Mr. MacKay: I ask my right hon. and learned Friend to restrain himself for a moment. I used the word "if". If I was of a charitable nature and wanted to do that, and if I managed to persuade, by the strength of my argument, my right hon. and learned Friend and other right hon. and hon. Friends not to speak, we would immediately move on to the main business. If I did so, there would be a slight change. The time available to debate each amendment would be 0.6 of a second instead of 0.36 of a second. With 666 amendments to consider, curtailing the debate would make virtually no difference to our consideration of those amendments, but it makes a huge difference to explaining to Labour Members that the guillotine breaches democracy and is a constitutional outrage.
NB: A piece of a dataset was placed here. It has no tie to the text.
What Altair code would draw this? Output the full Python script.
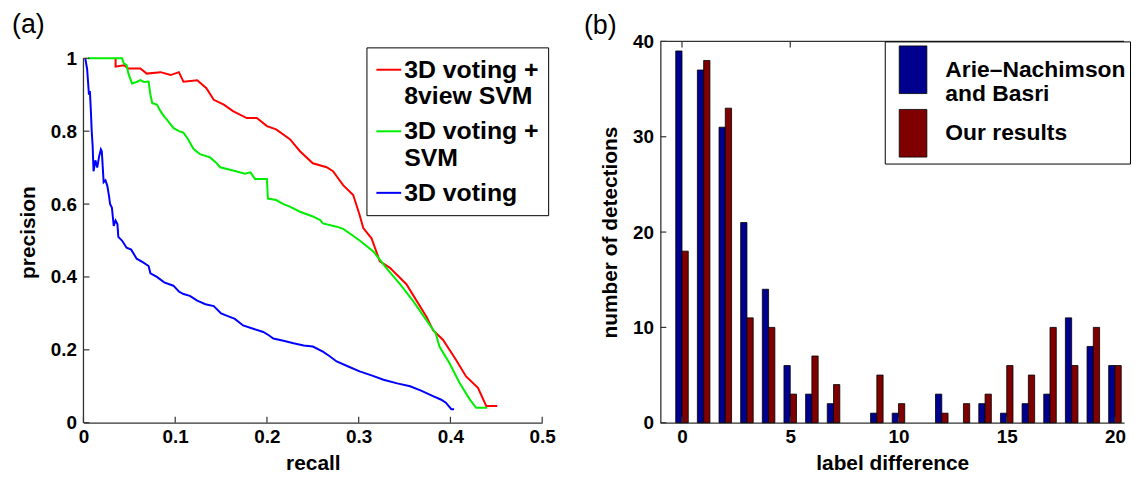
import altair as alt
import pandas as pd

FONT = "Liberation Sans"

# ---------------- panel (a): precision / recall curves ----------------
red_recall = [0.035, 0.035, 0.044, 0.049, 0.062, 0.069, 0.084, 0.095, 0.104, 0.109, 0.124, 0.134,
              0.142, 0.153, 0.163, 0.178, 0.189, 0.200, 0.210, 0.225, 0.236, 0.250, 0.265, 0.272,
              0.283, 0.294, 0.301, 0.305, 0.314, 0.323, 0.334, 0.352, 0.363, 0.374, 0.381, 0.392,
              0.406, 0.417, 0.430, 0.439, 0.451]
red_precision = [1.0, 0.977, 0.981, 0.972, 0.972, 0.958, 0.962, 0.954, 0.962, 0.936, 0.940, 0.918,
                 0.886, 0.873, 0.855, 0.836, 0.836, 0.814, 0.805, 0.778, 0.745, 0.712, 0.701, 0.690,
                 0.652, 0.625, 0.570, 0.534, 0.506, 0.443, 0.425, 0.380, 0.335, 0.290, 0.254, 0.227,
                 0.173, 0.127, 0.096, 0.046, 0.046]

green_recall = [0.005, 0.042, 0.044, 0.047, 0.049, 0.053, 0.058, 0.062, 0.066, 0.071, 0.073, 0.075,
                0.080, 0.084, 0.088, 0.091, 0.098, 0.104, 0.109, 0.114, 0.120, 0.127, 0.138, 0.144,
                0.149, 0.163, 0.176, 0.182, 0.187, 0.200, 0.201, 0.210, 0.218, 0.225, 0.236, 0.250,
                0.258, 0.261, 0.276, 0.283, 0.290, 0.301, 0.316, 0.330, 0.345, 0.359, 0.374, 0.384,
                0.388, 0.399, 0.410, 0.421, 0.428, 0.440]
green_precision = [1.0, 1.0, 0.986, 0.981, 0.958, 0.931, 0.935, 0.940, 0.935, 0.936, 0.900, 0.877,
                   0.873, 0.855, 0.840, 0.832, 0.809, 0.800, 0.796, 0.778, 0.751, 0.737, 0.728, 0.715,
                   0.701, 0.692, 0.683, 0.687, 0.669, 0.669, 0.615, 0.611, 0.600, 0.593, 0.579, 0.566,
                   0.556, 0.547, 0.538, 0.532, 0.520, 0.500, 0.470, 0.425, 0.380, 0.335, 0.281, 0.245,
                   0.209, 0.163, 0.109, 0.064, 0.041, 0.041]

blue_recall = [0.002, 0.004, 0.006, 0.007, 0.008, 0.009, 0.010, 0.011, 0.013, 0.015, 0.017, 0.019,
               0.020, 0.022, 0.024, 0.026, 0.028, 0.029, 0.031, 0.033, 0.035, 0.037, 0.038, 0.042,
               0.047, 0.052, 0.058, 0.065, 0.071, 0.073, 0.080, 0.088, 0.098, 0.104, 0.109, 0.116,
               0.124, 0.133, 0.142, 0.150, 0.156, 0.165, 0.174, 0.185, 0.196, 0.202, 0.207, 0.218,
               0.229, 0.240, 0.250, 0.261, 0.268, 0.276, 0.288, 0.301, 0.314, 0.327, 0.342, 0.356,
               0.368, 0.381, 0.390, 0.395, 0.401, 0.404]
blue_precision = [1.0, 0.97, 0.90, 0.91, 0.86, 0.80, 0.76, 0.69, 0.72, 0.70, 0.73, 0.75,
                  0.745, 0.66, 0.665, 0.65, 0.62, 0.60, 0.59, 0.54, 0.555, 0.545, 0.51, 0.50,
                  0.48, 0.475, 0.45, 0.44, 0.43, 0.41, 0.40, 0.385, 0.376, 0.36, 0.353, 0.348,
                  0.335, 0.325, 0.32, 0.30, 0.294, 0.285, 0.267, 0.258, 0.249, 0.24, 0.231, 0.225,
                  0.218, 0.212, 0.209, 0.195, 0.183, 0.168, 0.155, 0.141, 0.13, 0.118, 0.108, 0.100,
                  0.088, 0.073, 0.063, 0.055, 0.037, 0.037]

series_names = ["3D voting +|8view SVM", "3D voting +|SVM", "3D voting"]
series_colors = ["#ff0000", "#00ee00", "#0000ff"]

x_ticks_a = [0, 0.1, 0.2, 0.3, 0.4, 0.5]
y_ticks_a = [0, 0.2, 0.4, 0.6, 0.8, 1]

# ---------------- panel (b): histogram of label differences ----------------
label_diff = list(range(21))
arie_counts = [39, 37, 31, 21, 14, 6, 3, 2, 0, 1, 1, 0, 3, 0, 2, 1, 2, 3, 11, 8, 6]
our_counts = [18, 38, 33, 11, 10, 3, 7, 4, 0, 5, 2, 0, 1, 2, 3, 6, 5, 10, 6, 10, 6]
bar_names = ["Arie\u2013Nachimson|and Basri", "Our results"]
bar_colors = ["#00008f", "#7f0000"]

x_ticks_b = [0, 5, 10, 15, 20]
y_ticks_b = [0, 10, 20, 30, 40]

# ---------------- tables ----------------
rows = []
for name, rs, ps in zip(series_names,
                        [red_recall, green_recall, blue_recall],
                        [red_precision, green_precision, blue_precision]):
    for i, (r, p) in enumerate(zip(rs, ps)):
        rows.append({"series": name, "recall": r, "precision": p, "idx": i})
pr_df = pd.DataFrame(rows)

bar_rows = []
for name, counts in zip(bar_names, [arie_counts, our_counts]):
    for d, c in zip(label_diff, counts):
        bar_rows.append({"series": name, "diff": d, "count": c})
bar_df = pd.DataFrame(bar_rows)

WA, HA = 462, 384
WB, HB = 467, 384
AX = "#333333"
XB_MAX = 20.42

xa_scale = alt.Scale(domain=[0, 0.5], nice=False, zero=False)
ya_scale = alt.Scale(domain=[0, 384 / 367], nice=False, zero=False)
xb_scale = alt.Scale(domain=[-1, XB_MAX], nice=False, zero=False)
yb_scale = alt.Scale(domain=[0, 40], nice=False, zero=False)

xa_axis = alt.Axis(values=x_ticks_a, format="~g", title="recall", titlePadding=6,
                   labelPadding=5, labelFlush=False, labelOverlap=False)
ya_axis = alt.Axis(values=y_ticks_a, format="~g", title="precision", titlePadding=12,
                   labelPadding=7, labelOverlap=False, domain=False)
xb_axis = alt.Axis(values=x_ticks_b, format="d", title="label difference", titlePadding=6,
                   labelPadding=5, labelFlush=False, labelOverlap=False)
yb_axis = alt.Axis(values=y_ticks_b, format="d", title="number of detections",
                   titlePadding=12, labelPadding=7, labelOverlap=False)

# ---- panel (a) ----
lines = alt.Chart(pr_df).mark_line(strokeWidth=2).encode(
    x=alt.X("recall:Q", scale=xa_scale, axis=xa_axis),
    y=alt.Y("precision:Q", scale=ya_scale, axis=ya_axis),
    color=alt.Color("series:N", scale=alt.Scale(domain=series_names, range=series_colors),
                    legend=alt.Legend(title=None, orient="none", legendX=285, legendY=6,
                                      direction="vertical",
                                      labelExpr="split(datum.label, '|')",
                                      symbolType="stroke", symbolSize=625, symbolStrokeWidth=2,
                                      labelFont=FONT, labelFontSize=25, labelFontWeight="bold",
                                      labelColor="black", labelLimit=400, labelOffset=2,
                                      strokeColor="black", fillColor="white", padding=9,
                                      rowPadding=8, cornerRadius=0)),
    order="idx:Q",
)

# y axis line of (a) only spans precision 0..1
ya_line = alt.Chart(pd.DataFrame({"lo": [0], "hi": [1]})).mark_rule(color=AX, strokeWidth=1.3).encode(
    y=alt.Y("lo:Q", scale=ya_scale, axis=ya_axis), y2="hi:Q", x=alt.value(0))
xa_t = alt.Chart(pd.DataFrame({"v": x_ticks_a})).mark_rule(color=AX, strokeWidth=1.2).encode(
    x=alt.X("v:Q", scale=xa_scale, axis=xa_axis), y=alt.value(HA), y2=alt.value(HA - 6))
ya_t = alt.Chart(pd.DataFrame({"v": y_ticks_a})).mark_rule(color=AX, strokeWidth=1.2).encode(
    y=alt.Y("v:Q", scale=ya_scale, axis=ya_axis), x=alt.value(0), x2=alt.value(6))

panel_a = alt.layer(lines, ya_line, xa_t, ya_t).properties(
    width=WA, height=HA,
    view=alt.ViewBackground(strokeOpacity=0),
    title=alt.TitleParams(text="(a)", anchor="start", frame="group", dx=-72, offset=2,
                          fontSize=27, fontWeight="normal", font=FONT, color="black"),
)

# ---- panel (b) ----
bars = alt.Chart(bar_df).transform_filter("datum.count > 0").transform_calculate(
    x0="datum.diff + (datum.series == 'Our results' ? 0 : -0.29)",
    x1="datum.diff + (datum.series == 'Our results' ? 0.29 : 0)",
).mark_bar(stroke="black", strokeWidth=0.8).encode(
    x=alt.X("x0:Q", scale=xb_scale, axis=xb_axis),
    x2="x1:Q",
    y=alt.Y("count:Q", scale=yb_scale, axis=yb_axis),
    y2=alt.datum(0),
    color=alt.Color("series:N", scale=alt.Scale(domain=bar_names, range=bar_colors),
                    legend=alt.Legend(title=None, orient="none", legendX=226, legendY=0,
                                      direction="vertical",
                                      labelExpr="split(datum.label, '|')",
                                      symbolType="M-0.58,-1H0.58V1H-0.58Z", symbolSize=2304,
                                      symbolStrokeColor="black", symbolStrokeWidth=0.8,
                                      labelFont=FONT, labelFontSize=23, labelFontWeight="bold",
                                      labelColor="black", labelLimit=400, labelOffset=8,
                                      strokeColor="black", fillColor="white", padding=4,
                                      rowPadding=0, cornerRadius=0)),
)

xb_bot = alt.Chart(pd.DataFrame({"v": x_ticks_b})).mark_rule(color=AX, strokeWidth=1.2).encode(
    x=alt.X("v:Q", scale=xb_scale, axis=xb_axis), y=alt.value(HB), y2=alt.value(HB - 6))
xb_top = alt.Chart(pd.DataFrame({"v": x_ticks_b})).mark_rule(color=AX, strokeWidth=1.2).encode(
    x=alt.X("v:Q", scale=xb_scale, axis=xb_axis), y=alt.value(0), y2=alt.value(6))
yb_t = alt.Chart(pd.DataFrame({"v": y_ticks_b})).mark_rule(color=AX, strokeWidth=1.2).encode(
    y=alt.Y("v:Q", scale=yb_scale, axis=yb_axis), x=alt.value(0), x2=alt.value(6))
top_frame = alt.Chart(pd.DataFrame({"lo": [-1], "hi": [XB_MAX]})).mark_rule(color=AX, strokeWidth=1.3).encode(
    x=alt.X("lo:Q", scale=xb_scale, axis=xb_axis), x2="hi:Q", y=alt.value(0))

panel_b = alt.layer(bars, xb_bot, xb_top, yb_t, top_frame).properties(
    width=WB, height=HB,
    view=alt.ViewBackground(strokeOpacity=0),
    title=alt.TitleParams(text="(b)", anchor="start", frame="group", dx=-77, offset=-8,
                          fontSize=27, fontWeight="normal", font=FONT, color="black"),
)

chart = alt.hconcat(panel_a, panel_b, spacing=28).resolve_scale(
    color="independent", x="independent", y="independent"
).properties(
    padding={"left": 4, "top": 2, "right": 0, "bottom": 0},
    background="white",
).configure_axis(
    labelFont=FONT, labelFontSize=19, labelFontWeight="bold", labelColor="black",
    titleFont=FONT, titleFontSize=21, titleFontWeight="bold", titleColor="black",
    domainColor=AX, domainWidth=1.3, ticks=False, grid=False,
)

chart.save("out.html", embed_options={"renderer": "svg", "actions": False})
The proposal is totally wrong, and they will live to regret it.

I turn to the specifics of both Bills. I should appreciate it if the Home Secretary and the Under-Secretary of State for the Home Department, who, I guess, will tomorrow carry some of the burden associated with the Disqualifications Bill, paid a little attention. More importantly, I hope that the Under-Secretary of State for Northern Ireland, who will also be closely involved, will pay attention.

A strand runs through both Bills, which significantly affects Northern Ireland--the appeasement of and concessions to Sinn Fein. There is no reason to pass the Disqualifications Bill other than to offer an additional confidence-building measure to Sinn Fein so that its politicians will be able to sit, on the one hand, in the Northern Ireland Assembly--possibly as Ministers in the Executive--and, on the other, in the Irish Dail and, possibly, in this Parliament. That is wrong because the Republic of Ireland is not part of the Commonwealth and because the reasons behind that measure are very dubious.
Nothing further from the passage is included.